Based on the advice received from the Nematodirus Advisory Group the Department of Agriculture Food and the Marine farmers will be advised of the potential risk of disease in livestock.
Nematodirosis is a severe disease of 6-12 week old lambs, which become infected through ingesting large numbers of infective larvae present on contaminated pasture. The life cycle of the Nematodirus battus worm is unusual in that, typically, there is a mass hatching of larvae in spring when the soil temperature increases after a period of cold weather. Disease is characterised by dehydration, profuse diarrhoea and weight loss.
Mortality can be high in untreated lambs. Nematodirus larvae invade the intestinal mucosa after ingestion and in some cases death may occur before signs of diarrhoea are observed. Ewes will appear clinically normal to the human eye. To prevent this disease it is best to keep the current year’s lambs off pasture that was grazed by lambs last year. Mean soil temperatures for March this year were slightly colder almost everywhere than their long term average. The maximum Nematodirus larval count is expected by the start of April in the south-west and spreading across the rest of the country by the middle of the month. Nationally the weather conditions leading to maximum larval occurrence were similar to last year and in line with normal conditions. Lambs can show clinical signs of disease two to three weeks from the dates of the disease in peak hatching.
Lambs should be dosed with a suitable anthelmintic from mid to late April in the south and west, while lambs throughout the rest of the country should be dosed from late April to early to mid-May depending on farm location. This will decrease the likelihood of clinical disease later and reduce pasture contamination for the next year. Early lambing flocks where lambs are 5–6 weeks old and already grazing are particularly vulnerable; as are enterprises with higher stocking rates where lambs are grazing pastures grazed by last year’s lambs.

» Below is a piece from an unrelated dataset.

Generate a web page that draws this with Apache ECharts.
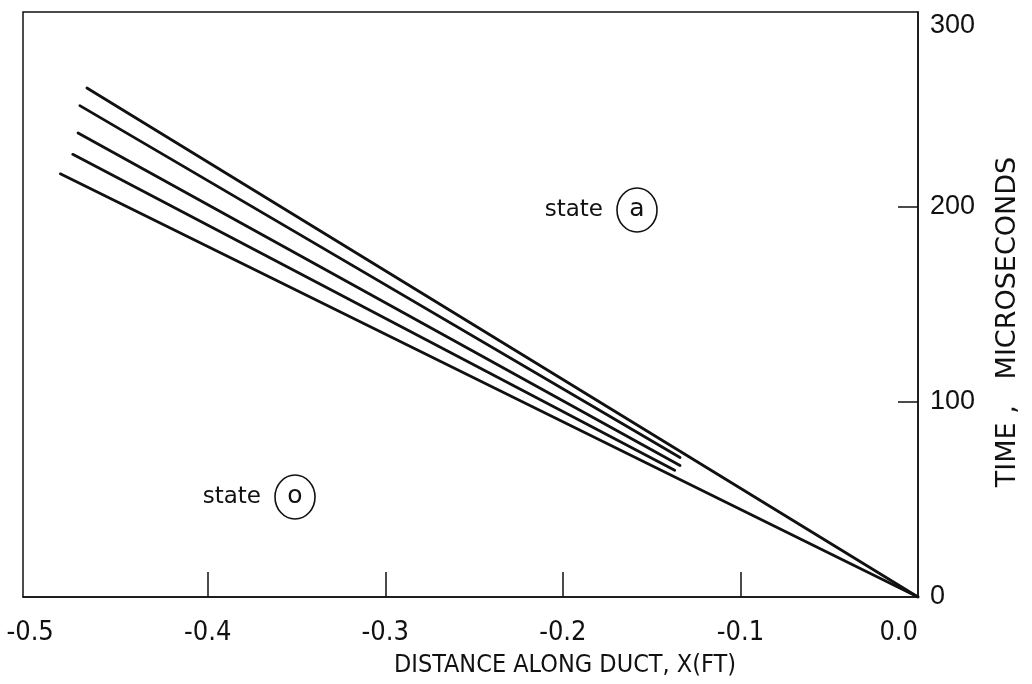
<!DOCTYPE html>
<html>
<head>
<meta charset="utf-8">
<script src="https://cdn.jsdelivr.net/npm/echarts@6/dist/echarts.min.js"></script>
<style>
  html, body { margin: 0; padding: 0; background: #fff; }
  #chart { width: 1032px; height: 684px; }
</style>
</head>
<body>
<div id="chart"></div>
<script>
// Wave trajectories in the duct: distance x (ft) vs time (microseconds).
// Outer traces run to the origin; inner traces end where they merge.
const trace1 = [[-0.468, 261], [0, 0]];
const trace2 = [[-0.472, 252], [-0.134, 71.5]];
const trace3 = [[-0.473, 238], [-0.134, 67.4]];
const trace4 = [[-0.476, 227], [-0.137, 65]];
const trace5 = [[-0.483, 217], [0, 0]];

const xTickValues = [-0.4, -0.3, -0.2, -0.1];
const xLabelValues = [-0.5, -0.4, -0.3, -0.2, -0.1, 0.0];
const yTickValues = [100, 200];
const yLabelValues = [0, 100, 200, 300];

const xTitle = 'DISTANCE ALONG DUCT, X(FT)';
const yTitle = 'TIME ,   MICROSECONDS';

const ink = '#111';
const narrowFont = '"Liberation Sans Narrow", "DejaVu Sans Condensed", "Liberation Sans", sans-serif';
const roundFont = '"DejaVu Sans", "Noto Sans", sans-serif';

const chart = echarts.init(document.getElementById('chart'), null, { renderer: 'canvas' });

const traces = [trace1, trace2, trace3, trace4, trace5];

const option = {
  backgroundColor: '#fff',
  animation: false,
  grid: {
    left: 23, right: 114, top: 12, bottom: 87,
    show: true, borderColor: ink, borderWidth: 1.5
  },
  xAxis: {
    type: 'value',
    min: -0.504, max: 0,
    axisLine: { show: true, onZero: false, lineStyle: { color: ink, width: 1.5 } },
    axisTick: { show: true, inside: true, length: 25, customValues: xTickValues,
                lineStyle: { color: ink, width: 1.5 } },
    axisLabel: {
      customValues: xLabelValues,
      margin: 22,
      color: ink,
      fontFamily: narrowFont,
      fontSize: 27,
      alignMaxLabel: 'right',
      formatter: v => (v === 0 ? '0.0' : v.toFixed(1))
    },
    splitLine: { show: false }
  },
  yAxis: {
    type: 'value',
    position: 'right',
    min: 0, max: 300,
    axisLine: { show: true, onZero: false, lineStyle: { color: ink, width: 1.5 } },
    axisTick: { show: true, inside: true, length: 20, customValues: yTickValues,
                lineStyle: { color: ink, width: 1.5 } },
    axisLabel: {
      customValues: yLabelValues,
      margin: 12,
      color: ink,
      fontFamily: '"Liberation Sans", Arial, sans-serif',
      fontSize: 27,
      verticalAlignMaxLabel: 'top'
    },
    splitLine: { show: false }
  },
  series: traces.map((d, i) => ({
    name: 'trace' + (i + 1),
    type: 'line',
    data: d,
    symbol: 'none',
    silent: true,
    lineStyle: { color: ink, width: 2.8, cap: 'round', join: 'round' },
    z: 3
  }))
};

chart.setOption(option);

// State annotations and axis titles
function stateMark(cx, cy, letter) {
  return [
    { type: 'text', x: cx - 34, y: cy,
      style: { text: 'state', fill: ink, font: '23px ' + roundFont,
               align: 'right', verticalAlign: 'middle' } },
    { type: 'ellipse', shape: { cx: cx, cy: cy, rx: 20, ry: 22 },
      style: { fill: 'none', stroke: ink, lineWidth: 1.6 } },
    { type: 'text', x: cx, y: cy - 1,
      style: { text: letter, fill: ink, font: '25px ' + roundFont,
               align: 'center', verticalAlign: 'middle' } }
  ];
}

chart.setOption({
  graphic: [
    ...stateMark(637, 210, 'a'),
    ...stateMark(295, 497, 'o'),
    { type: 'text', x: 565, y: 665,
      style: { text: xTitle, fill: ink, font: '25px ' + narrowFont,
               align: 'center', verticalAlign: 'middle' } },
    { type: 'text', x: 1008, y: 322, rotation: Math.PI / 2,
      style: { text: yTitle, fill: ink, font: '27px ' + roundFont,
               align: 'center', verticalAlign: 'middle' } }
  ]
});
</script>
</body>
</html>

Due to a greater variability in the dates of peak risk this year, along with other factors it is important that veterinary advice should be sought in the event of clinical cases or for a flock control program comprising specific measures for any intensive sheep flock. It is recommended that any lambs that die of unknown causes are submitted to a regional veterinary laboratory for post-mortem examination as Nematodirusbattus can cause death before clinical signs are apparent.
Benzimidazoles (white drench) and levamisole (yellow drenches) are effective against larval and adult stages ofNematodirus battus. Currently there are no drenches with effective residual activity against Nematodirus which means that as the lamb continues to graze it can become re-infected with larvae again. Please comply with advice re correct use of any medicines on the manufacturer’s data sheet. There is further information about labelling of anthelminthics to distinguish to which group each labelled product belongs on the Health Protection Regulatory Authority’s website at http://www.hpra.ie/docs/default-source/publications-forms/guidance-documents/aut-g0121-guide-to-display-of-chemical-group-symbols-on-product-literature-of-sheep-anthelmintics-v3.pdf?sfvrsn=15
Coccidiosis in lambs: It is also important that farmers are aware that other parasites cause diarrhoea in young lambs and require different control measures and medication. Nematodirus can be wrongly assumed to be the cause of severe diarrhoea in lambs when in fact the cause is a coccidial infection. Rotation of pasture and frequent movement of feeding troughs and watering points to drier areas will help prevent coccidiosis in young lambs as localised poaching creates moist conditions suitable for the spread of this parasite. Raising feeding troughs will also help reduce the contamination of feed with faeces.
It is advisable to consult a private veterinary practitioner for an accurate diagnosis and advice on appropriate medication if lambs with severe diarrhoea and straining are observed. Both nematodirosis and coccidiosis can occur at the same time in the same lambs, so treatment may need to be targeted at both pathogens.